Of Bulls and Bears

4

Buy low. Sell high. The rules were easy. It was the universal truth everyone knew about the stock market, and was about the only education he had in it before he tossed in his life savings. It seemed easy enough; besides, it would be impossible to lose when betting on a sure thing.

A new company, with a new approach to treating liver cancer. It had already passed most of its clinical trials, and was seeing amazing results in Europe. It was essentially a guarantee. The fact that it was only eighteen cents a share made it even better. A small investment could go a long way.  So he threw caution to the wind, took everything he had, and invested it into the company.

He watched the minute gains every day.
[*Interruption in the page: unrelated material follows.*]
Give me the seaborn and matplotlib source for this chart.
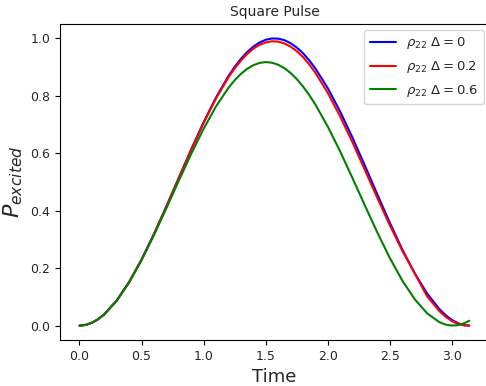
import matplotlib
matplotlib.use("Agg")
import matplotlib.pyplot as plt
import seaborn as sns
import pandas as pd

time = [0.0, 0.05, 0.1, 0.15, 0.2, 0.3, 0.4, 0.5, 0.6, 0.7, 0.8, 0.9, 1.0, 1.1,
        1.2, 1.25, 1.3, 1.35, 1.4, 1.45, 1.5, 1.55, 1.6, 1.65, 1.7, 1.75, 1.8,
        1.85, 1.9, 2.0, 2.1, 2.2, 2.3, 2.4, 2.5, 2.6, 2.7, 2.8, 2.9, 2.95, 3.0,
        3.05, 3.1, 3.14]

p_d0 = [0.0, 0.0025, 0.0100, 0.0223, 0.0395, 0.0873, 0.1516, 0.2298, 0.3188,
        0.4150, 0.5146, 0.6136, 0.7081, 0.7943, 0.8687, 0.9006, 0.9284, 0.9520,
        0.9711, 0.9855, 0.9950, 0.9996, 0.9991, 0.9938, 0.9834, 0.9682, 0.9484,
        0.9241, 0.8955, 0.8268, 0.7451, 0.6537, 0.5561, 0.4563, 0.3582, 0.2658,
        0.1827, 0.1122, 0.0572, 0.0363, 0.0199, 0.0084, 0.0017, 0.0000]

p_d02 = [0.0, 0.0025, 0.0100, 0.0223, 0.0395, 0.0873, 0.1516, 0.2297, 0.3185,
         0.4145, 0.5135, 0.6119, 0.7056, 0.7909, 0.8642, 0.8954, 0.9222, 0.9454,
         0.9640, 0.9774, 0.9859, 0.9899, 0.9887, 0.9825, 0.9714, 0.9555, 0.9352,
         0.9100, 0.8806, 0.8105, 0.7282, 0.6372, 0.5412, 0.4442, 0.3497, 0.2614,
         0.1827, 0.1025, 0.0502, 0.0307, 0.0158, 0.0058, 0.0007, 0.0002]

p_d06 = [0.0, 0.0025, 0.0100, 0.0223, 0.0394, 0.0871, 0.1509, 0.2281, 0.3153,
         0.4087, 0.5044, 0.5980, 0.6854, 0.7633, 0.8278, 0.8541, 0.8762, 0.8937,
         0.9065, 0.9145, 0.9174, 0.9154, 0.9083, 0.8964, 0.8797, 0.8585, 0.8328,
         0.8032, 0.7698, 0.6931, 0.6063, 0.5130, 0.4174, 0.3236, 0.2357, 0.1574,
         0.0923, 0.0430, 0.0119, 0.0035, 0.0001, 0.0017, 0.0082, 0.0170]

labels = [r"$\rho_{22}$ $\Delta = 0$", r"$\rho_{22}$ $\Delta = 0.2$", r"$\rho_{22}$ $\Delta = 0.6$"]
colors = ["blue", "red", "green"]

df = pd.concat([
    pd.DataFrame({"Time": time, "P": vals, "series": lab})
    for vals, lab in zip([p_d0, p_d02, p_d06], labels)
], ignore_index=True)

sns.set_style("ticks")
plt.rcParams["font.family"] = ["DejaVu Sans"]

fig = plt.figure(figsize=(4.86, 3.86), dpi=100)
ax = fig.add_axes([60 / 486, 1 - 340 / 386, (489 - 60) / 486, (340 - 24) / 386])

sns.lineplot(data=df, x="Time", y="P", hue="series", palette=colors,
             hue_order=labels, ax=ax, linewidth=1.5, sort=False, estimator=None)

ax.set_xticks([0.0, 0.5, 1.0, 1.5, 2.0, 2.5, 3.0])
ax.set_yticks([0.0, 0.2, 0.4, 0.6, 0.8, 1.0])
ax.set_xlim(-0.157, 3.299)
ax.set_ylim(-0.05, 1.05)
ax.tick_params(labelsize=9, color="black", length=3.5, width=0.8)
for s in ax.spines.values():
    s.set_color("black")
    s.set_linewidth(0.8)

ax.set_title("Square Pulse", fontsize=10)
ax.set_xlabel("Time", fontsize=13)
ax.set_ylabel(r"$P_{excited}$", fontsize=16)
ax.legend(loc="upper right", fontsize=9.5, title=None, framealpha=0.8,
          labelspacing=0.6, handlelength=2.0,
          bbox_to_anchor=((484 - 60) / (489 - 60), 1 - 6 / 316),
          borderaxespad=0.0)

fig.savefig("out.png", dpi=100)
Every half-penny the company earned gained him hundreds of dollars. He began to visualize what he would do with the money he was bound to make: pay off debts, buy new vehicles, plan fun trips. He began to envision a life where he had comfort, and was no longer living paycheck to paycheck.

Yet it seemed for every up, there was a corresponding down. He knew it was the process of the market, that there were sellers as well as buyers, but over time it began to discourage him. He began researching the stock, participating in discussions about its potential and risks, and studying the stock market in greater detail. The answers he found disgusted him.

People could sell stock they didn’t even own, on the promise of paying it back later. These people would sell the stock, driving the price down so they could cover their “loan” at a cheaper price and make money. The concept boggled his mind. Who in their right mind would allow such a transaction? And as he watched the performance of his stock,  he began to see how artificial the entire construct was. The performance of the company had nothing to do with what it offered; it had only to do with the bulls and the bears playing tug of war with the stock for their own profits.

He watched as this market manipulation caused his investment to drop. He watched as the commas separating his zeroes were replaced. He watched as the company struggled to stay afloat as its stock price declined. He watched as the company voted for a reverse split, changing his thousands of shares into scores now worth pennies. He watched as his life savings vanished in one reckless gamble.

Not content with that, he watched as he walked in front of the bus that was hurtling down the street.